Long view of the Bellevue Court Building. Architect Horace Trumbauer opened up the subtle facade with consecutive bay windows | Photo: Michael Bixler
An extensive list of different businesses, organizations, and firms made the Bellevue Court Building their home over the years, but some are especially notable. Commercial fitness gym chains in America are commonly thought to have begun in the 1960s, however the Bellevue Court Building was hosting one on its fifth floor as early as 1914. The Collins System of Physical Culture was a physical education program designed by a science teacher named Charles H. Collins in Chicago in 1905. He incorporated his program into a physical education and exercise business in Philadelphia in 1911. Collins’ gym was one of the Bellevue Court Building’s first tenants–it later moved to a larger space down the street, but kept its space at 1418 Walnut Street for a women’s branch. (The 24-page guide Collins published is viewable at the Historical Society of Pennsylvania.)
Another notable occupant was local architect Ralph Bencker. He began his career in 1917 when he joined the firm, Price & McLanahan, later striking out on his own after splitting with McLanahan in 1925. Bencker designed the delightfully visual architecture associated with the vast group of buildings occupied by Horn & Hardart automats, restaurants, and commissaries in Philadelphia and New York during his time at the Bellevue Court Building.
The Bellevue Court Tavern spent over two decades occupying the rear section of the building’s ground floor retail space, accessible directly from Bellevue Court. It was one of the city’s most popular nightlife venues in the 1940s and lasted well into the 1960s.

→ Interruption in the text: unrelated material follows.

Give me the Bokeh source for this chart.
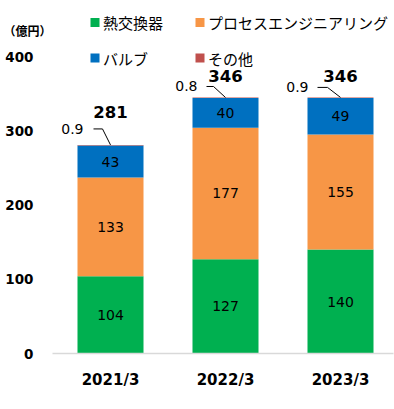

In the following decades, use of the building declined. Despite some renovations and alterations by the Albert Greenfield Company in the 1950s, the building was a worn symbol of Philadelphia in a much different time–Penn Center was the city’s new gleaming office nexus. By the beginning of 1980 the building stood vacant.

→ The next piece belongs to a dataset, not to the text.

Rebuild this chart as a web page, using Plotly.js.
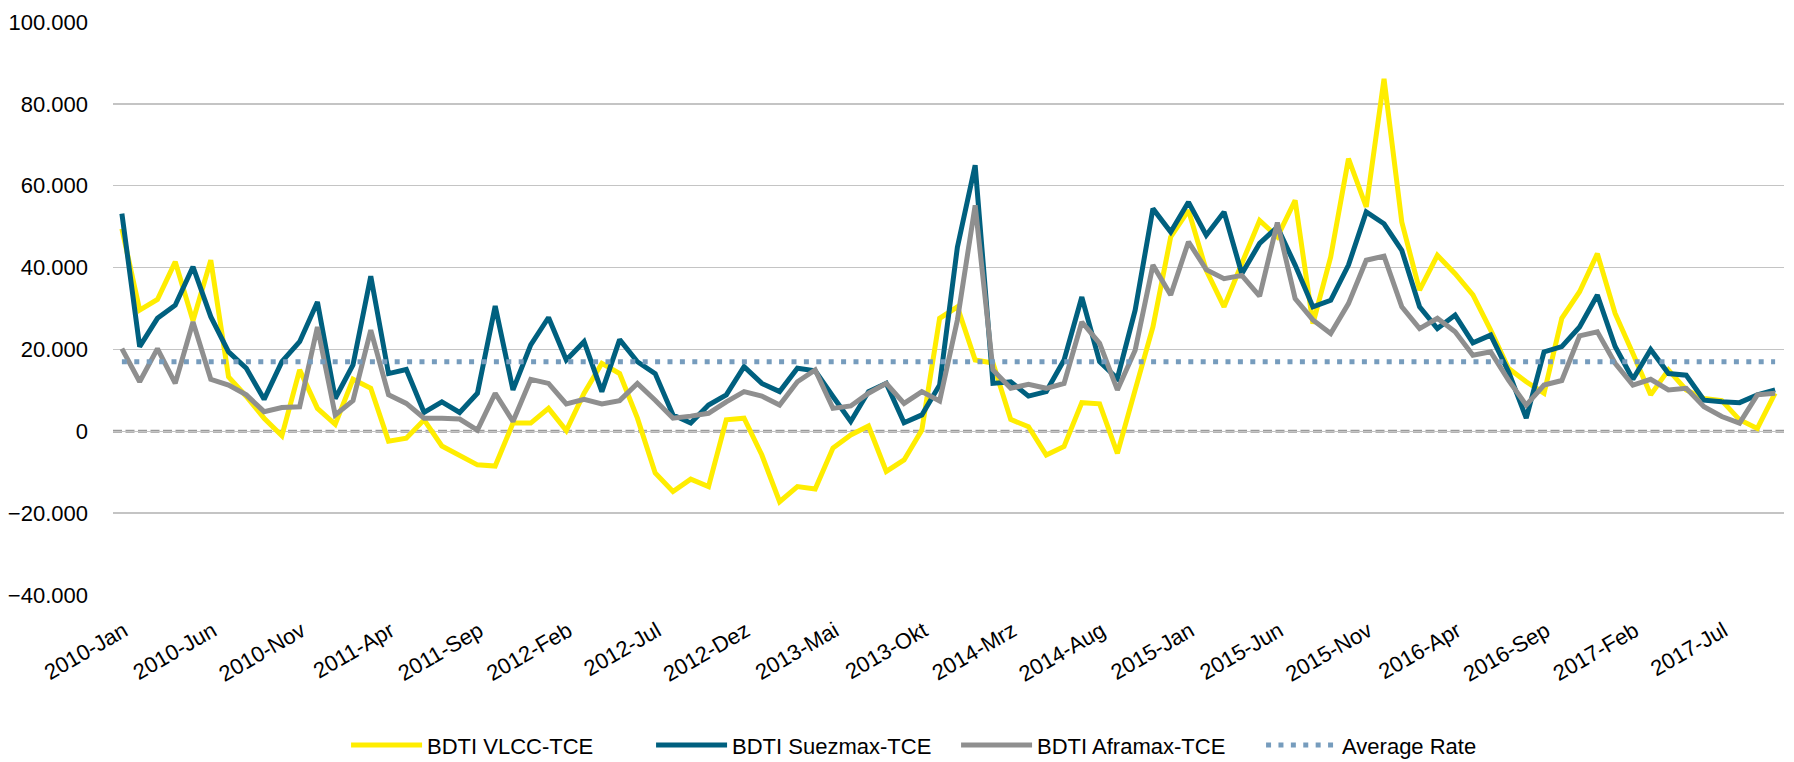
<!DOCTYPE html>
<html>
<head>
<meta charset="utf-8">
<script src="https://cdn.plot.ly/plotly-3.0.1.min.js"></script>
<style>
  html, body { margin: 0; padding: 0; background: #ffffff; }
  #chart { width: 1794px; height: 762px; }
</style>
</head>
<body>
<div id="chart"></div>
<script>
// Month categories 2010-Jan .. 2017-Okt (German abbreviations)
const years = [2010, 2011, 2012, 2013, 2014, 2015, 2016, 2017];
const monthNames = ['Jan', 'Feb', 'Mrz', 'Apr', 'Mai', 'Jun', 'Jul', 'Aug', 'Sep', 'Okt', 'Nov', 'Dez'];
const lastMonthCount = 10; // 2017 runs to Okt
const categories = [];
years.forEach((y, yi) => {
  const n = yi === years.length - 1 ? lastMonthCount : 12;
  for (let m = 0; m < n; m++) categories.push(y + '-' + monthNames[m]);
});

// Tick labels shown on the axis (every fifth month)
const tickLabels = ['2010-Jan', '2010-Jun', '2010-Nov', '2011-Apr', '2011-Sep', '2012-Feb', '2012-Jul',
  '2012-Dez', '2013-Mai', '2013-Okt', '2014-Mrz', '2014-Aug', '2015-Jan', '2015-Jun', '2015-Nov',
  '2016-Apr', '2016-Sep', '2017-Feb', '2017-Jul'];

// BDTI VLCC-TCE (USD/day)
const vlcc = [
  49500, 29600, 32200, 41400, 27000, 41800, 13300, 8500, 3200, -1100, 15000, 5600,
  1700, 12700, 10500, -2400, -1700, 2800, -3600, -6000, -8200, -8500, 2000, 2000,
  5600, 200, 9300, 16600, 14100, 3200, -10200, -14700, -11700, -13500, 2800, 3200,
  -5800, -17200, -13500, -14100, -4100, -900, 1300, -9800, -7000, 300, 27600, 30400,
  17400, 16700, 2900, 1100, -5800, -3700, 7000, 6700, -5400, 10100, 25500, 47500,
  54000, 39300, 30400, 41000, 51500, 47500, 56400, 26300, 42600, 66600, 54800, 86100,
  51100, 34500, 43000, 38500, 33300, 24700, 15400, 12100, 9300, 27600, 34100, 43400,
  28800, 19000, 8900, 15000, 10100, 8000, 7500, 2800, 700, 9300
];

// BDTI Suezmax-TCE (USD/day)
const suezmax = [
  53200, 20700, 27600, 30800, 40200, 28000, 19400, 15400, 7800, 17000, 21900, 31600,
  8000, 16200, 37900, 14100, 15100, 4600, 7200, 4600, 9300, 30600, 10100, 21100,
  27800, 17400, 21900, 9700, 22400, 17000, 14100, 4000, 2000, 6400, 8900, 15800,
  11700, 9700, 15400, 14800, 8500, 2400, 9700, 11700, 2100, 4000, 11300, 45000,
  65000, 11700, 12100, 8600, 9700, 17400, 32800, 17000, 12900, 29600, 54400, 48700,
  56000, 47900, 53600, 38500, 45900, 49900, 40600, 30400, 32000, 40600, 53600, 50700,
  44200, 30400, 25100, 28400, 21600, 23500, 14600, 3200, 19400, 20700, 25500, 33300,
  20700, 12700, 20000, 14100, 13700, 7600, 7200, 7000, 8900, 10100
];

// BDTI Aframax-TCE (USD/day)
const aframax = [
  20200, 12100, 20200, 11700, 26700, 12700, 11300, 8900, 4800, 5800, 6000, 25500,
  4000, 7500, 24700, 8900, 6800, 3200, 3200, 3000, 300, 9300, 2400, 12700,
  11700, 6700, 7800, 6700, 7500, 11700, 7600, 3200, 3700, 4400, 7200, 9700,
  8600, 6400, 12100, 15000, 5600, 6200, 9300, 11700, 6800, 9700, 7400, 27200,
  55200, 15000, 10500, 11500, 10500, 11700, 26700, 21500, 10100, 19800, 40600, 33300,
  46300, 39500, 37300, 38100, 33000, 51000, 32400, 27200, 23900, 31200, 41800, 42800,
  30400, 25100, 27600, 24300, 18600, 19400, 12500, 6400, 11300, 12400, 23300, 24300,
  16600, 11300, 12700, 10100, 10500, 6000, 3600, 2000, 8900, 9300
];

// Average rate across the period (USD/day), drawn from first to last month
const avgRateX = ['2010-Jan', '2017-Okt'];
const avgRateY = [17000, 17000];

const FONT = '"Liberation Sans", Arial, sans-serif';

const traces = [
  { x: categories, y: vlcc, name: 'BDTI VLCC-TCE', type: 'scatter', mode: 'lines',
    line: { color: '#FFED00', width: 5 } },
  { x: categories, y: suezmax, name: 'BDTI Suezmax-TCE', type: 'scatter', mode: 'lines',
    line: { color: '#00607F', width: 5 } },
  { x: categories, y: aframax, name: 'BDTI Aframax-TCE', type: 'scatter', mode: 'lines',
    line: { color: '#8F8F8F', width: 5 } },
  { x: avgRateX, y: avgRateY, name: 'Average Rate', type: 'scatter', mode: 'lines',
    line: { color: '#769CBD', width: 5, dash: '5px,7.4px' } }
];

const layout = {
  width: 1794,
  height: 762,
  paper_bgcolor: '#ffffff',
  plot_bgcolor: '#ffffff',
  separators: ',.',
  font: { family: FONT, size: 22, color: '#000000' },
  margin: { l: 113, r: 10, t: 22, b: 167, pad: 0 },
  showlegend: true,
  legend: {
    orientation: 'h',
    xref: 'container', yref: 'container',
    x: 0.1929, xanchor: 'left',
    y: 0.022, yanchor: 'middle',
    font: { family: FONT, size: 22, color: '#000000' },
    itemwidth: 71,
    entrywidthmode: 'pixels',
    entrywidth: 219,
    traceorder: 'normal'
  },
  xaxis: {
    type: 'category',
    categoryorder: 'array',
    categoryarray: categories,
    range: [-0.5, categories.length - 0.5],
    tickmode: 'array',
    tickvals: tickLabels,
    ticktext: tickLabels,
    tickangle: -30,
    showgrid: false,
    zeroline: false,
    showline: false,
    ticks: '',
    ticklabelstandoff: 18,
    ticklabelshift: 2,
    tickfont: { family: FONT, size: 22, color: '#000000' }
  },
  yaxis: {
    range: [-40000, 100000],
    tickmode: 'linear',
    tick0: 0,
    dtick: 20000,
    tickformat: ',.0f',
    showgrid: true,
    gridcolor: '#C4C4C4',
    gridwidth: 1.3,
    zeroline: false,
    showline: false,
    ticks: '',
    ticklabelstandoff: 24,
    tickfont: { family: FONT, size: 22, color: '#000000' }
  },
  shapes: [
    { type: 'line', xref: 'paper', yref: 'y', x0: 0, x1: 1, y0: 0, y1: 0,
      layer: 'below', line: { color: '#9A9A9A', width: 3, dash: '9px,3.5px' } }
  ]
};

Plotly.newPlot('chart', traces, layout, { displayModeBar: false, staticPlot: true });
</script>
</body>
</html>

The Bellevue at 200 S. Broad Street. The hotel’s original public space on the ground floor were converted into shops and floors 2 through 11 were repurposed for offices in the early 1990s | Photo: Michael Bixler
New Life For The Bellevue Buildings And The Demise Of A Street
Following Richard I. Rubin’s grand restoration of the Bellevue-Stratford after its fall from grace following the fatal Legionnaires’ disease outbreak in 1976–a string of fatal illnesses that infected attendees of an American Legion state convention at the hotel caused by the spread of bacterium Legionella pneumophila through the Bellevue’s air conditioning system–other buildings in the area were also targeted for improvement. Among them was the old Bellevue Court Building. In 1984, Rubin & Company acquired the building and re-activated the first floor. The La Petite Boulangerie chain of French-inspired bakeries set up shop and would stay in the space until 1990, when Rubin’s second renovation of the Bellevue-Stratford into a mixed use office-hotel-retail center led to the expansion of 1418 Walnut Street’s retail space into Bellevue Court, eliminating the street and creating one contiguous row of development–something this part of the block had not seen in nearly a century. The offices above were also restored and brought back into service.

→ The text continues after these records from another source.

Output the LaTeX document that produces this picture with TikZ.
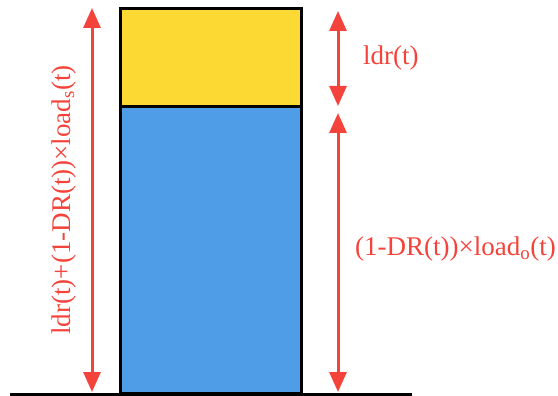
\documentclass[tikz,border=0pt]{standalone}
\usepackage{fontspec}
\setmainfont{Liberation Serif}
\usetikzlibrary{arrows.meta}
\definecolor{barYellow}{HTML}{FDDA33}
\definecolor{barBlue}{HTML}{4E9DE6}
\definecolor{dimRed}{HTML}{F4433A}
\tikzset{
  dimarrow/.style={dimRed, line width=3pt, {Triangle[length=20pt,width=17pt]}-{Triangle[length=20pt,width=17pt]}},
  dimlabel/.style={text=dimRed, font=\fontsize{27}{32}\selectfont, inner sep=0pt}
}
\begin{document}
\begin{tikzpicture}[x=1pt,y=-1pt]
                \useasboundingbox (0,0) rectangle (558,396);
                \coordinate (topL) at (120,9);
                \coordinate (midR) at (301,107);
                \coordinate (botR) at (301,393);
                \draw[line width=3pt, fill=barBlue] (120,107) rectangle (botR);
                \draw[line width=3pt, fill=barYellow] (topL) rectangle (midR);
                \draw[line width=3.5pt] (10,394.5) -- (412,394.5);
                % dimension arrows
                \coordinate (lTop) at (92,8);
                \coordinate (lBot) at (92,392);
                \coordinate (rTop) at (338,11);
                \coordinate (rMid) at (338,106);
                \coordinate (rMid2) at (338,113);
                \coordinate (rBot) at (338,392);
                \draw[dimarrow] (lTop) -- (lBot);
                \draw[dimarrow] (rTop) -- (rMid);
                \draw[dimarrow] (rMid2) -- (rBot);
                \node[dimlabel, rotate=90] (totLabel) at (64,200) {ldr(t)+(1-DR(t))×load\textsubscript{s}(t)};
                \node[dimlabel, anchor=west] (ldrLabel) at (363,58) {ldr(t)};
                \node[dimlabel, anchor=west] (loadLabel) at (355,249) {(1-DR(t))×load\textsubscript{o}(t)};
            \end{tikzpicture}
\end{document}
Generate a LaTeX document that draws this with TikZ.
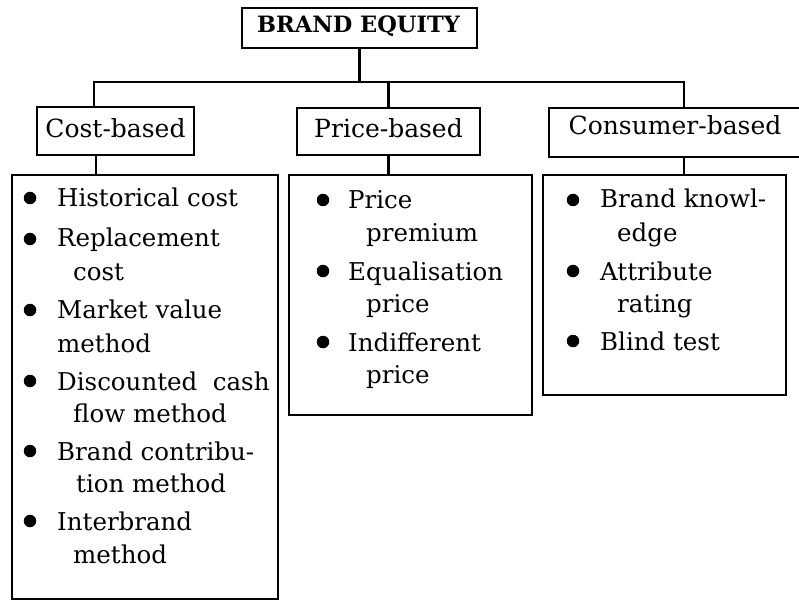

The new, two-story addition, designed by RTKL Associates, was constructed specifically for the Philadelphia location of Tiffany’s & Co. It seamlessly blended into Horace Trumbauer’s street level design, adding a grand entrance where the two structures meet with and was embellished with the iconic Atlas Clock that adorns most Tiffany’s & C0. locations. The jewelry store continues to occupy the 12,400 sq ft retail space and the Bellevue Court Building appears nearly brand new, as if it never fell into vacancy and disrepair.
Very interesting article, thank you.
I remember seeing the 2 story addition for the first time and being amazed at how seamlessly they pulled it off. It still amazes me decades later.
Since you mentioned the SLS project, it is worth noting that it also eats up a charming city block – Cypress St between Broad St and Watts St., cutting off a micro-neighborhood with 300 year old houses from Broad St.
I’ve always had a fantasy of having a floor-through apartment in the tower portion. No money to do this, but a boy can dream.